Os apaixonados não sabem que cada casa de paredes brancas e janelas azuis é uma pensão.

Pensões freqüentemente se anunciam como “familiares”, lugares de respeito. O dono até pode rejeitar um possível hóspede. Com o corpo não é assim.

Os hóspedes já estão lá, todos com a mesma cara, mas cada um de um jeito: um professor sério, uma criança que brinca, um avô carinhoso, um sedutor de fala mansa, um pecador arrependido, um poeta deprimido, um sargento autoritário, uma criança birrenta, um órfão abandonado, um sabe-tudo que só fala e não escuta, um debochado, um torturado r que sabe onde dói mais, um assassino que só não mata por medo, um ser monstruoso, mistura de bruxa e demônio.

Todos nos seus quartos. Normalmente não aparecem. Esse rol de hóspedes – eles não se encontram todos na pensão. Outros, quando aparecem, é como se o inferno acontecesse. Trancam o dono da pensão num quarto, e estabelecem o horror-terror.

É a gritaria, as ofensas, os palavrões, a ironia cortante, as agressões, a violência. Os demônios têm um conhecimento preciso dos lugares a serem tocados.

A pensão – paredes brancas e janelas azuis – se transforma num lugar infernal. (É nesses momentos que acontecem as tragédias. Crimes. Vem o julgamento. Mas aquele que é julgado, odiado e executado não é o criminoso. É o dono da pensão, pessoa pacífica e de bons sentimentos. O criminoso está dormindo, numa cela, no porão da pensão…)
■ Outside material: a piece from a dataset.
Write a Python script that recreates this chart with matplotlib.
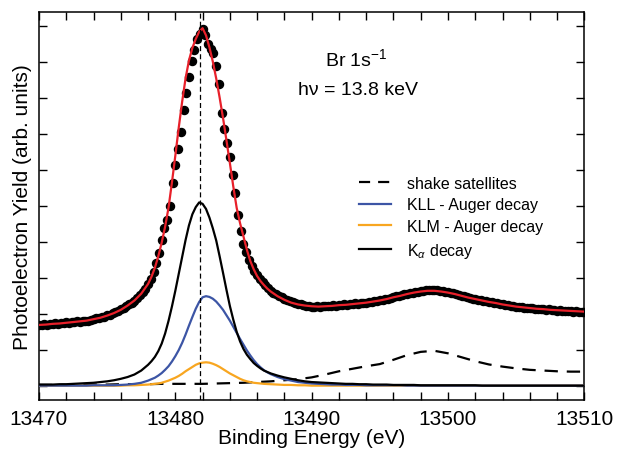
import numpy as np
import matplotlib
matplotlib.use('Agg')
import matplotlib.pyplot as plt
from matplotlib.lines import Line2D

plt.rcParams['font.family'] = ['Liberation Sans', 'DejaVu Sans']
plt.rcParams['mathtext.fontset'] = 'custom'
plt.rcParams['mathtext.rm'] = 'Liberation Sans'
plt.rcParams['mathtext.it'] = 'Liberation Sans:italic'

# measured spectrum, one point every 0.2 eV
data_energy = np.linspace(13470, 13510, 201)
data_yield = [
    1.70, 1.69, 1.71, 1.70, 1.72, 1.71, 1.73, 1.72, 1.74, 1.73,
    1.76, 1.75, 1.77, 1.76, 1.79, 1.78, 1.80, 1.81, 1.80, 1.83,
    1.85, 1.87, 1.88, 1.91, 1.92, 1.96, 1.98, 2.02, 2.04, 2.08,
    2.12, 2.16, 2.21, 2.26, 2.31, 2.37, 2.44, 2.51, 2.60, 2.70,
    2.83, 2.98, 3.16, 3.40, 3.68, 4.05, 4.40, 4.62, 5.00, 5.65,
    6.15, 6.58, 7.05, 7.68, 8.15, 8.60, 9.05, 9.35, 9.65, 9.80,
    9.92, 9.75, 9.50, 9.38, 9.25, 8.91, 8.40, 7.60, 7.15, 6.75,
    6.36, 5.85, 5.35, 4.75, 4.30, 3.95, 3.72, 3.50, 3.33, 3.20,
    3.07, 2.97, 2.88, 2.80, 2.73, 2.64, 2.59, 2.54, 2.50, 2.46,
    2.42, 2.39, 2.36, 2.33, 2.31, 2.28, 2.26, 2.24, 2.23, 2.21,
    2.20, 2.19, 2.21, 2.20, 2.22, 2.21, 2.23, 2.22, 2.24, 2.23,
    2.25, 2.24, 2.26, 2.25, 2.27, 2.27, 2.29, 2.28, 2.30, 2.31,
    2.31, 2.33, 2.34, 2.35, 2.36, 2.38, 2.39, 2.41, 2.42, 2.45,
    2.46, 2.49, 2.50, 2.53, 2.54, 2.56, 2.58, 2.59, 2.61, 2.62,
    2.64, 2.63, 2.66, 2.65, 2.66, 2.65, 2.66, 2.63, 2.63, 2.61,
    2.60, 2.58, 2.57, 2.54, 2.53, 2.50, 2.49, 2.46, 2.45, 2.42,
    2.41, 2.39, 2.38, 2.35, 2.35, 2.32, 2.32, 2.29, 2.29, 2.26,
    2.26, 2.24, 2.24, 2.21, 2.21, 2.20, 2.18, 2.19, 2.16, 2.17,
    2.15, 2.15, 2.13, 2.14, 2.12, 2.13, 2.11, 2.12, 2.10, 2.11,
    2.09, 2.10, 2.08, 2.09, 2.07, 2.08, 2.06, 2.07, 2.05, 2.06,
    2.06,
]

# fit and its components: 0.5 eV steps, 0.25 eV steps across the main line
fit_energy = np.concatenate([np.arange(13470, 13478, 0.5),
                             np.arange(13478, 13487, 0.25),
                             np.arange(13487, 13510.01, 0.5)])
fit_total = [
    1.69, 1.70, 1.72, 1.73, 1.75, 1.77, 1.79, 1.81,
    1.85, 1.89, 1.95, 2.02, 2.11, 2.23, 2.37, 2.56,
    2.83, 3.03, 3.28, 3.60, 3.98, 4.42, 4.95, 5.65,
    6.40, 7.18, 7.90, 8.55, 9.05, 9.40, 9.65, 9.85,
    9.95, 9.75, 9.42, 9.02, 8.55, 8.02, 7.45, 6.83,
    6.20, 5.55, 4.95, 4.52, 4.15, 3.78, 3.47, 3.24,
    3.05, 2.91, 2.80, 2.70,
    2.62, 2.49, 2.39, 2.31, 2.26, 2.23,
    2.21, 2.20, 2.21, 2.22, 2.24, 2.25, 2.27, 2.29, 2.31, 2.34,
    2.37, 2.41, 2.46, 2.50, 2.55, 2.59, 2.62, 2.64, 2.64, 2.62,
    2.59, 2.55, 2.50, 2.45, 2.41, 2.37, 2.33, 2.30, 2.26, 2.23,
    2.20, 2.18, 2.16, 2.14, 2.13, 2.11, 2.10, 2.09, 2.08, 2.07,
    2.06,
]
k_alpha = [
    0.03, 0.03, 0.03, 0.04, 0.04, 0.05, 0.06, 0.07,
    0.08, 0.10, 0.12, 0.15, 0.19, 0.24, 0.31, 0.42,
    0.58, 0.68, 0.80, 0.96, 1.17, 1.45, 1.80, 2.20,
    2.64, 3.11, 3.58, 4.05, 4.46, 4.77, 4.97, 5.10,
    5.06, 4.92, 4.68, 4.38, 4.04, 3.60, 3.14, 2.67,
    2.22, 1.84, 1.50, 1.23, 1.02, 0.86, 0.74, 0.63,
    0.55, 0.48, 0.42, 0.38,
    0.34, 0.28, 0.23, 0.19, 0.15, 0.12,
    0.10, 0.09, 0.08, 0.07, 0.06, 0.05, 0.05, 0.04, 0.04, 0.03,
    0.03, 0.03, 0.02, 0.02, 0.02, 0.02, 0.01, 0.01, 0.01, 0.01,
    0.01, 0.01, 0.01, 0.01, 0.01, 0.00, 0.00, 0.00, 0.00, 0.00,
    0.00, 0.00, 0.00, 0.00, 0.00, 0.00, 0.00, 0.00, 0.00, 0.00,
    0.00,
]
kll_auger = [
    0.00, 0.00, 0.00, 0.00, 0.00, 0.00, 0.00, 0.00,
    0.01, 0.01, 0.01, 0.01, 0.02, 0.03, 0.05, 0.08,
    0.14, 0.18, 0.22, 0.28, 0.35, 0.44, 0.54, 0.67,
    0.82, 0.99, 1.19, 1.42, 1.67, 1.91, 2.14, 2.33,
    2.46, 2.49, 2.47, 2.42, 2.34, 2.23, 2.11, 1.96,
    1.81, 1.64, 1.47, 1.30, 1.14, 0.98, 0.84, 0.71,
    0.60, 0.51, 0.43, 0.37,
    0.32, 0.24, 0.18, 0.14, 0.10, 0.08,
    0.06, 0.05, 0.04, 0.03, 0.03, 0.02, 0.02, 0.02, 0.01, 0.01,
    0.01, 0.01, 0.01, 0.01, 0.00, 0.00, 0.00, 0.00, 0.00, 0.00,
    0.00, 0.00, 0.00, 0.00, 0.00, 0.00, 0.00, 0.00, 0.00, 0.00,
    0.00, 0.00, 0.00, 0.00, 0.00, 0.00, 0.00, 0.00, 0.00, 0.00,
    0.00,
]
klm_auger = [
    0.00, 0.00, 0.00, 0.00, 0.00, 0.00, 0.00, 0.00,
    0.00, 0.00, 0.00, 0.00, 0.00, 0.01, 0.01, 0.02,
    0.03, 0.04, 0.05, 0.06, 0.08, 0.11, 0.14, 0.18,
    0.22, 0.27, 0.33, 0.40, 0.46, 0.52, 0.58, 0.62,
    0.64, 0.65, 0.64, 0.61, 0.57, 0.52, 0.46, 0.40,
    0.34, 0.29, 0.24, 0.19, 0.15, 0.12, 0.10, 0.08,
    0.07, 0.06, 0.05, 0.045,
    0.04, 0.03, 0.02, 0.02, 0.01, 0.01,
    0.00, 0.00, 0.00, 0.00, 0.00, 0.00, 0.00, 0.00, 0.00, 0.00,
    0.00, 0.00, 0.00, 0.00, 0.00, 0.00, 0.00, 0.00, 0.00, 0.00,
    0.00, 0.00, 0.00, 0.00, 0.00, 0.00, 0.00, 0.00, 0.00, 0.00,
    0.00, 0.00, 0.00, 0.00, 0.00, 0.00, 0.00, 0.00, 0.00, 0.00,
    0.00,
]

# shake satellites, every 1 eV
shake_energy = np.linspace(13470, 13510, 41)
shake = [
    0.02, 0.02, 0.02, 0.03, 0.03, 0.03, 0.04, 0.04, 0.04, 0.05,
    0.05, 0.05, 0.05, 0.06, 0.07, 0.08, 0.10, 0.12, 0.15, 0.18,
    0.23, 0.31, 0.40, 0.47, 0.54, 0.60, 0.72, 0.85, 0.94, 0.97,
    0.90, 0.79, 0.68, 0.59, 0.53, 0.48, 0.44, 0.42, 0.40, 0.39,
    0.39,
]

peak_position = 13481.8

fig = plt.figure(figsize=(6.17, 4.52), dpi=100)
ax = fig.add_axes([0.0632, 0.1128, 0.8838, 0.8584])

ax.plot(shake_energy, shake, color='black', lw=1.6, dashes=(6, 4), zorder=2)
ax.plot(fit_energy, klm_auger, color='#F8A620', lw=1.6, zorder=3)
ax.plot(fit_energy, kll_auger, color='#3C55A5', lw=1.6, zorder=3)
ax.plot(fit_energy, k_alpha, color='black', lw=1.6, zorder=4)
ax.plot(data_energy, data_yield, 'o', color='black', ms=5.8, zorder=5)
ax.plot(fit_energy, fit_total, color='#E8202A', lw=1.6, zorder=6)
ax.axvline(peak_position, color='black', lw=0.9, dashes=(4, 2.5), zorder=7)

ax.set_xlim(13470, 13510)
ax.set_ylim(-0.4, 10.4)
ax.set_xticks([13470, 13480, 13490, 13500, 13510])
ax.set_xticks(np.arange(13470, 13511, 2), minor=True)
ax.set_yticks(np.arange(0, 11, 1))
ax.tick_params(which='both', direction='in', top=True, right=True,
               width=1.0, length=5.5, labelsize=15, pad=6.5)
ax.tick_params(axis='y', labelleft=False)
for sp in ax.spines.values():
    sp.set_linewidth(1.1)

ax.set_xlabel('Binding Energy (eV)', fontsize=15, labelpad=0)
ax.set_ylabel('Photoelectron Yield (arb. units)', fontsize=15, labelpad=5)

ax.text(13493.3, 8.93, 'Br 1s$^{-1}$', fontsize=14, ha='center', va='baseline')
ax.text(13493.4, 8.12, 'h\u03bd = 13.8 keV', fontsize=14, ha='center', va='baseline')

handles = [
    Line2D([], [], color='black', lw=1.6, dashes=(5, 3.6)),
    Line2D([], [], color='#3C55A5', lw=1.6),
    Line2D([], [], color='#F8A620', lw=1.6),
    Line2D([], [], color='black', lw=1.6),
]
labels = ['shake satellites', 'KLL - Auger decay', 'KLM - Auger decay',
          'K$_\\alpha$ decay']
ax.legend(handles, labels, loc='upper left', bbox_to_anchor=(0.576, 0.595),
          frameon=False, fontsize=11.5, handlelength=2.0, handletextpad=1.0,
          labelspacing=0.42, borderaxespad=0)

fig.savefig('out.png', dpi=100)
Passada a orgia infernal, os demônios exauridos e satisfeitos retornam às suas celas, deixando os destroços para serem arrumados pelo dono da pensão. É o momento da tristeza e da vergonha. Como explicar que aquela pensão de paredes brancas e janelas azuis, anunciada como lugar sagrada – a à porta, “Lar, doce lar”; no hall de entrada uma Bíblia aberta! – de repente se transforme num lugar infernal?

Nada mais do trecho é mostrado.